Islands, dear diary, are unique boxed surprises, no two alike. Open the lid and you never know what you’ll find. Isolated from each other and the mainland by the intervening waters of the inland sea, the Zajsan islands have had untold years to develop in radically different ways. Any one might harbor the fantastic: the dying remnants of a pre-human culture; ruins of an ancient city that was old before the land changed and the Zajsan Sea was still a broad valley interrupted by high plateaus (or so learned men have asserted in my hearing); beasts long extinct outside the confines of the isle’s shoreline; a secret pirate shanty town, equal parts buccaneer bazaar and corsair retirement resort; or nothing at all worth note to anyone other than an ornithologist or other assorted naturalists.

So imagine my surprise when on one such nameless rock I found Yaslina. Remember Yaslina, dear diary? Last I saw of her, that ungrateful Zantian noblewoman and her retainer, the wizard Vetrius, were throwing off my protective aegis without so much as a thank you for my pains.
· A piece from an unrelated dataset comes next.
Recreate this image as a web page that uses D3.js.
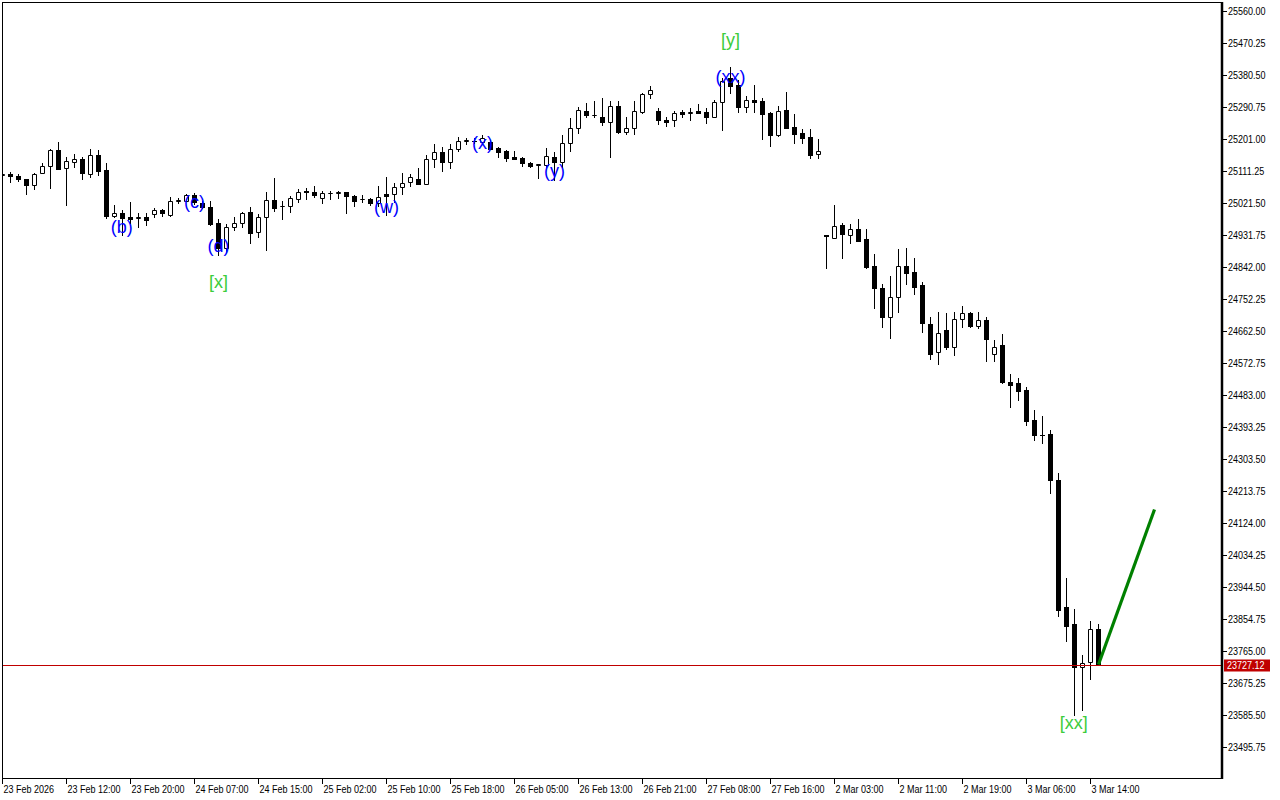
<!DOCTYPE html>
<html><head><meta charset="utf-8">
<script src="https://cdn.jsdelivr.net/npm/d3@7"></script>
<style>html,body{margin:0;padding:0;background:#fff;overflow:hidden}svg{display:block}</style>
</head><body>
<svg id="chart" width="1280" height="800"></svg>
<script>
// ---- data (hourly bars, 23 Feb 2026 .. 3 Mar 2026 15:00) ----
const open = [
25100,25103,25096.4,25088,25071,25106.5,25124.4,25170.1,25118.8,25137.3,
25144.1,25103.7,25156.1,25113.2,24984.2,24992.6,24982.2,24980.3,24982.2,24989.8,
25001,24988.7,25028,25028,25043.1,25020.7,25009.4,24964.6,24894.4,24955,
24964.6,24995.4,24939.3,24981.4,25029.9,25013.1,25013.1,25031.9,25056,25053.2,
25034.7,25048.7,25050.4,25051.5,25040.3,25032.7,25031.9,25020.7,25045.9,25046.7,
25066.4,25079.6,25088.8,25075.6,25144.1,25163.7,25137.3,25172.1,25196.2,25196.2,
25193.4,25193.4,25174.9,25167.3,25150.5,25147.7,25133.7,25128.9,25128.9,25149.7,
25137.3,25188.9,25231,25280.4,25267.5,25263.5,25249.5,25293.6,25221.5,25231,
25275.9,25326.4,25279.5,25254.3,25253.4,25275.9,25274.8,25279.5,25275.9,25263.5,
25303.9,25371.2,25352.5,25291.6,25309.5,25307.6,25274.8,25212.2,25282.3,25233.8,
25218.7,25206.6,25158.1,24931.8,24924.2,24959.8,24931.8,24948.6,24920.5,24844.8,
24782.3,24702.6,24757,24844.8,24827.1,24791.5,24682.1,24602.8,24665.3,24618.5,
24695.3,24712.1,24677.4,24693.3,24597.1,24623.2,24519.5,24515.8,24497,24412.9,
24372.2,24373.6,24244.6,23887.6,23840.7,23719.3,23733.3,23825.9];
const high = [
25106,25109.3,25102,25090,25106,25134.5,25173,25192.6,25151.4,25158.1,
25151.4,25172.1,25170.1,25132.8,25015,25001.9,25024.3,24992.6,24994.3,25006.6,
25005.5,25037.5,25034.7,25045.9,25050.4,25027.1,25027.1,24975.8,24961.8,24983.1,
24997.1,25009.4,24989.8,25052.4,25091.6,25027.1,25041.1,25059.9,25062.7,25069.2,
25054.3,25056,25055.2,25053,25043.1,25043.1,25034.7,25069.2,25094.4,25078.4,
25104.8,25102,25118.8,25156.1,25187,25177.7,25187,25207.5,25204.6,25203.8,
25211.4,25198.2,25177.7,25169,25167.3,25149.7,25135.6,25130.5,25174.9,25165.4,
25212.2,25259,25289.9,25301.1,25307.6,25315.2,25307.6,25307.6,25261.9,25307.6,
25329.2,25349.6,25287.1,25263.5,25279.5,25282.3,25287.1,25299.2,25287.1,25310.4,
25371.2,25403.8,25366.5,25322.4,25352.5,25315.2,25277.6,25294.4,25332,25270.3,
25229,25229,25201,24933,25015.9,24964.6,24961.8,24976.6,24948.6,24877.6,
24793.5,24816.8,24892.5,24896.1,24866.4,24799.1,24700.9,24714.9,24713.8,24714.9,
24732.6,24714.9,24716.6,24700.4,24637.3,24654.1,24541.9,24529.8,24504.6,24440.9,
24424.1,24384.8,24263.4,23968.9,23882,23753.8,23849.1,23840.7];
const low = [
25097,25081.2,25084,25045.9,25061.6,25105,25064.4,25116,25016.7,25123.3,
25089.6,25094.4,25100,24978.6,24981.4,24930.9,24966.2,24953.3,24960.6,24983.1,
24984.2,24985,25020.7,25026,25018.7,25007.5,24959.8,24875.7,24884.9,24945.8,
24953.3,24910.2,24927,24889.7,24998.2,24976.6,24996.3,25023.5,25033.6,25038.3,
25022.3,25033.6,25035.5,24994.3,25013.9,25023.5,25016.7,25013.1,24987.8,25025.1,
25046.7,25070,25073.9,25074,25123.3,25112.1,25120.5,25167.3,25187.8,25189.8,
25190.6,25173,25149.7,25140.1,25145,25126.1,25122.5,25092.5,25123.3,25086,
25123.3,25168.2,25218.7,25263.5,25263.5,25240.3,25151.4,25218.7,25215,25215,
25273.1,25316.8,25243.1,25238.3,25238.3,25263.5,25254.3,25273.5,25245,25262,
25226.2,25329.2,25275.9,25275.9,25275.9,25201,25182.2,25210.3,25231,25188.9,
25188.9,25148.6,25148.6,24838.4,24923,24868.1,24908.5,24915.8,24840,24726.2,
24672.9,24643.7,24716.6,24793.5,24767.1,24658.8,24583.1,24569.1,24612,24595.2,
24674.6,24674.6,24671.8,24579.2,24579.2,24517.5,24450.2,24469,24398.9,24356.8,
24349.2,24209,23863.2,23793.9,23585.5,23599.5,23687.3,23725];
const close = [
25103,25097.2,25088,25071.1,25104,25125.3,25170.1,25117.7,25138.5,25144.1,
25104.8,25156.1,25112.1,24985,24992.6,24980.3,24975.8,24981,24973,25001,
24992.6,25026.3,25029,25043.1,25025.1,25009.4,24962.6,24894.4,24955,24964.6,
24992.6,24938.2,24981.4,25029.9,25008.3,25014,25034.7,25052.4,25052.4,25043.1,
25048.7,25049.5,25051,25040.3,25028,25033.5,25020.7,25039.2,25040.3,25067.2,
25076.8,25093.6,25075.6,25144.1,25163.7,25137.3,25172.1,25196.2,25197,25196,
25204.6,25173.8,25165.4,25148.6,25145.7,25134.5,25125.3,25129.5,25152.5,25137.3,
25188.9,25231,25282.3,25269.2,25268,25249.5,25293.6,25221.5,25231,25279.5,
25327.2,25337.6,25253.4,25249.5,25273.1,25270.3,25275.5,25274.8,25263.5,25303.9,
25363.7,25350.5,25291.6,25309.5,25303.9,25272,25212.2,25279.5,25232.7,25215.9,
25204.6,25156.1,25167.3,24928.1,24957.8,24933.7,24948.6,24916,24842.8,24782.3,
24702.6,24757,24844.8,24826,24786.7,24684.1,24598.8,24656.9,24618.5,24695.3,
24712.1,24677.4,24692.5,24640.9,24618.5,24519,24510.2,24495.1,24410.9,24371.6,
24371,24244.6,23880,23836,23721,23730.5,23825.9,23727.12];

const xTickLabels = ["23 Feb 2026","23 Feb 12:00","23 Feb 20:00","24 Feb 07:00","24 Feb 15:00",
  "25 Feb 02:00","25 Feb 10:00","25 Feb 18:00","26 Feb 05:00","26 Feb 13:00","26 Feb 21:00",
  "27 Feb 08:00","27 Feb 16:00","2 Mar 03:00","2 Mar 11:00","2 Mar 19:00","3 Mar 06:00","3 Mar 14:00"];
const xTickBars = [0,8,16,24,32,40,48,56,64,72,80,88,96,104,112,120,128,136];

const yTickLabels = ["25560.00","25470.25","25380.50","25290.75","25201.00","25111.25","25021.50",
  "24931.75","24842.00","24752.25","24662.50","24572.75","24483.00","24393.25","24303.50",
  "24213.75","24124.00","24034.25","23944.50","23854.75","23765.00","23675.25","23585.50","23495.75"];

const waveText   = ["[y]","(xx)","(x)","(y)","(w)","(b)","(c)","(d)","[x]","[xx]"];
const waveBar    = [91, 91, 60, 69, 48, 14.9, 24, 27, 27, 133.9];
const wavePrice  = [25478, 25376, 25189, 25110, 25010, 24955, 25023, 24900, 24800, 23563];
const waveDegree = ["major","minor","minor","minor","minor","minor","minor","minor","major","major"];

const lastPrice = 23727.12;
const forecastBars = [137, 144];
const forecastPrices = [23727.12, 24162];

// ---- drawing ----
const svg = d3.select("#chart");
const L = 2, R = 1221, T = 2, B = 778;
const x = d3.scaleLinear().domain([0, 152]).range([2.5, 1218.5]);
const y = d3.scaleLinear().domain([23495.75, 25560]).range([747, 11]);
const axisFont = "'Liberation Sans',Arial,sans-serif";
const squeeze = 0.82;

function axisText(g, tx, ty, str, color) {
  return g.append("text")
    .attr("transform", `translate(${tx},${ty}) scale(${squeeze},1)`)
    .attr("dominant-baseline","central")
    .attr("font-family",axisFont).attr("font-size",11).attr("fill",color).text(str);
}

const plot = svg.append("g");
svg.append("defs").append("clipPath").attr("id","clip")
  .append("rect").attr("x",L).attr("y",T).attr("width",R-L).attr("height",B-T);
plot.attr("clip-path","url(#clip)");

const bars = d3.range(open.length);
const px = v => Math.round(y(v));

// wicks
plot.selectAll("line.wick").data(bars).enter().append("line")
  .attr("class","wick")
  .attr("x1", i => x(i)).attr("x2", i => x(i))
  .attr("y1", i => px(high[i]))
  .attr("y2", i => px(low[i]) + 1)
  .attr("stroke","#000").attr("stroke-width",1).attr("shape-rendering","crispEdges");

// bodies
plot.selectAll("path.body").data(bars).enter().append("path")
  .attr("class","body")
  .attr("d", i => {
    const cx = x(i);
    const top = px(Math.max(open[i], close[i]));
    const bot = px(Math.min(open[i], close[i]));
    if (close[i] >= open[i]) {
      const x0 = cx - 2, x1 = cx + 2;
      return `M${x0},${top+0.5}H${x1}V${bot+0.5}H${x0}Z`;
    } else {
      const x0 = cx - 2.5, x1 = cx + 2.5;
      return `M${x0},${top}H${x1}V${bot+1}H${x0}Z`;
    }
  })
  .attr("fill", i => close[i] >= open[i] ? "#fff" : "#000")
  .attr("stroke", i => close[i] >= open[i] ? "#000" : "none")
  .attr("stroke-width",1);

// current price line
const yp = px(lastPrice) + 0.5;
svg.append("line").attr("x1",L).attr("x2",R).attr("y1",yp).attr("y2",yp)
  .attr("stroke","#c00000").attr("stroke-width",1);

// forecast line
plot.append("line")
  .attr("x1", x(forecastBars[0])).attr("y1", y(forecastPrices[0]))
  .attr("x2", x(forecastBars[1])).attr("y2", y(forecastPrices[1]))
  .attr("stroke","#008000").attr("stroke-width",3.2).attr("stroke-linecap","butt");

// wave labels
const degColor = {major:"#3ccc3c", minor:"#0000ff"};
svg.selectAll("text.wave").data(waveText).enter().append("text")
  .attr("class","wave")
  .attr("x",(d,i)=>x(waveBar[i]))
  .attr("y",(d,i)=>y(wavePrice[i]))
  .attr("text-anchor","middle").attr("dominant-baseline","central")
  .attr("font-family","'Liberation Sans',Arial,sans-serif").attr("font-size",18)
  .attr("fill",(d,i)=>degColor[waveDegree[i]])
  .text(d=>d);

// frame
svg.append("rect").attr("x",L+0.5).attr("y",T+0.5).attr("width",R-L).attr("height",B-T)
  .attr("fill","none").attr("stroke","#000").attr("stroke-width",1);
svg.append("line").attr("x1",R+1).attr("x2",R+1).attr("y1",T).attr("y2",B+1)
  .attr("stroke","#000").attr("stroke-width",2.5);

// y axis ticks & labels
const yAxis = svg.append("g");
yTickLabels.forEach(t => {
  const v = +t, yy = px(v) + 0.5;
  yAxis.append("line").attr("x1",R+2).attr("x2",R+6).attr("y1",yy).attr("y2",yy)
    .attr("stroke","#000").attr("stroke-width",1);
  axisText(yAxis, R+7, yy, t, "#000");
});

// price tag
svg.append("rect").attr("x",R+3).attr("y",yp-6).attr("width",46).attr("height",12).attr("fill","#c00000");
axisText(svg, R+6, yp, lastPrice.toFixed(2), "#fff");

// x axis ticks & labels
const xAxis = svg.append("g");
xTickBars.forEach((b,k) => {
  const xx = Math.floor(x(b)) + 0.5;
  xAxis.append("line").attr("x1",xx).attr("x2",xx).attr("y1",B).attr("y2",B+6)
    .attr("stroke","#000").attr("stroke-width",1);
  axisText(xAxis, xx+1, B+11, xTickLabels[k], "#000");
});
</script>
</body></html>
What was she doing here? I know what I was doing – I hove to offshore and led a crew ashore in the jolly boat to water the ship, perhaps re-victual with fresh meat or fruit, whatever this point of land in the trackless sea could provide.

Now she is sharing my fire again. My sword once again provides protection. Not necessarily to ward her against the unwanted attentions of my piratical shore party. I did mention that Vetrius is a wizard, didn’t I? Ultimately I’m protecting my crew. I need them to sail my ship, not hunt each other to the last man under the magically induced delusion that each is an aboriginal island cannibal out for blood, or suffer whatever other sorcerous mischief Vetrius would cook up in defense of Yaslina.

So, what is she doing here? I hesitate to ask for fear she would tell me. A woman’s secret is like these islands, dear diary: open the lid and there’s no telling what you’ll get.